The comparatively conventional CinemaScope lensing of The Lost Boys makes for a softer image than Poltergeist‘s, but the boost in dynamic range does improve clarity, and there’s a patina of grain to reassure us that whatever noise-reduction came into play was used sparingly. I love the garish intensity of the Santa Carla Boardwalk’s signage now–you can almost smell the corn dogs frying. Even the refrigerator lamp at the end has a newfound authenticity; those flashlight beams during Sam and the Frog Brothers’ raid on the vampire lair? They shine so intrusively now that it heightens the scene’s sense of danger. Bathed in metaphorical blood, the climax is more legible than ever before, the red lighting no longer oppressively opaque or vulnerable to smear. My one quibble with the transfer would be that flesh tones can look a little overcooked, particularly in daylight exteriors.
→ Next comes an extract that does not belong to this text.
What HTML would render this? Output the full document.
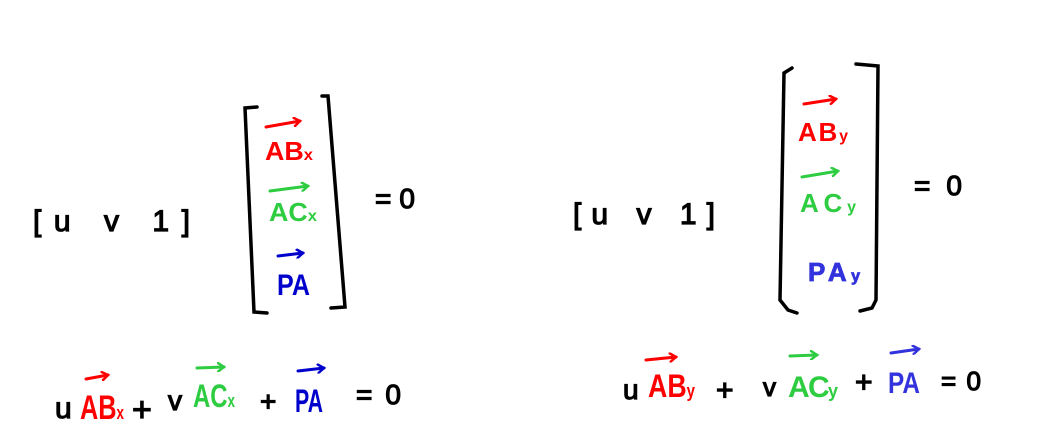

Perhaps Dolby Vision would’ve tightened up the saturation, though it’s a moot point. Likely the six-track mix prepared for the film’s 70mm blow-up, the 5.1 DTS-HD MA track is enveloping and occasionally playful (as when Kiefer Sutherland’s voice takes over the soundstage before he materializes for the final showdown), but there’s a harshness to it that resists amplification. Sadly, the four-channel Dolby mix heard at most cinemas in 1987 is nowhere to be found. This is another two-disc set with a Blu-ray that contains, in addition to a fresh pressing of the film struck from the 4K remaster, the rash of bonus features Walter covered thoroughly in his review of the 2004 Special Edition DVD.
- Poltergeist
114 minutes; PG; UHD: 2.39:1 (2160p/MPEG-H), HDR10, BD: 2.39:1 (1080p/MPEG-4); UHD: English 5.1 DTS-HD MA, English 2.0 DTS-HD MA, French DD 2.0 (Stereo), Castilian Spanish DD 2.0 (Stereo), Latin Spanish DD 2.0 (Stereo), Portuguese DD 2.0 (Mono), Italian DD 2.0 (Mono), German DD 2.0 (Stereo), BD: English 5.1 DTS-HD MA, English 2.0 DTS-HD MA, French DD 2.0 (Stereo), Castilian Spanish DD 2.0 (Stereo), Latin Spanish DD 2.0 (Stereo), Portuguese DD 2.0 (Mono), Italian DD 2.0 (Mono), German DD 2.0 (Stereo); UHD: English SDH, French, French SDH, Castilian Spanish, Latin Spanish, Castilian Spanish SDH, Italian, Italian SDH, German, German SDH, Dutch, Danish, Norwegian, Finnish, Swedish subtitles, BD: English SDH, French, French SDH, Castilian Spanish, Latin Spanish, Castilian Spanish SDH, Portuguese, Portuguese SDH, Italian, Italian SDH, German, German SDH, Dutch, Danish, Norwegian, Finnish, Swedish subtitles; BD-66 + BD-50; Region-free; Warner - The Lost Boys
97 minutes; R; UHD: 2.39:1 (2160p/MPEG-H), HDR10, BD: 2.39:1 (1080p/MPEG-4); UHD: English 5.1 DTS-HD MA, French DD 2.0 (Stereo), Castilian Spanish DD 2.0 (Stereo), Latin Spanish DD 2.0 (Mono), Italian DD 2.0 (Stereo), German DD 2.0 (Stereo), BD: English 5.1 DTS-HD MA, English DTS 5.1, French DD 2.0 (Stereo), Castilian Spanish DD 2.0 (Stereo), Latin Spanish DD 2.0 (Mono), Italian DD 2.0 (Stereo), German DD 2.0 (Stereo); UHD: English SDH, French, Spanish, Italian SDH, German SDH, Dutch, Danish, Czech, Finnish subtitles, BD: English SDH, French, French SDH, Castilian Spanish, Latin Spanish, Castilian Spanish SDH, Latin Spanish SDH, Portuguese, Italian, Italian SDH, German, German SDH, Dutch, Danish, Norwegian, Finnish, Swedish subtitles; BD-66 + BD-50; Region-free; Warner
[i] Poltergeist practically already was Twilight Zone: The Movie, owing as it does an unpaid debt to the Richard Matheson-scripted “Little Girl Lost” from the show’s third season.
[ii] The problem may have been that Spielberg did so under orders from the DGA.
[iii] Only the second film shared any of the original’s behind-the-scenes talent–co-screenwriters/co-producers Mark Victor and Michael Grais and composer Jerry Goldsmith. Visual effects supervisor Richard Edlund quasi-returned in the form of his company, Boss Film Corporation, producing the f/x.
[iv] A keepcase insert further clarifies: “This film contains sequences of flashing lights and other visual elements that may cause dizziness or discomfort or trigger seizures in people with photosensitive epilepsy or other photosensitivities. Seizures can occur in people without a prior diagnosis of epilepsy.”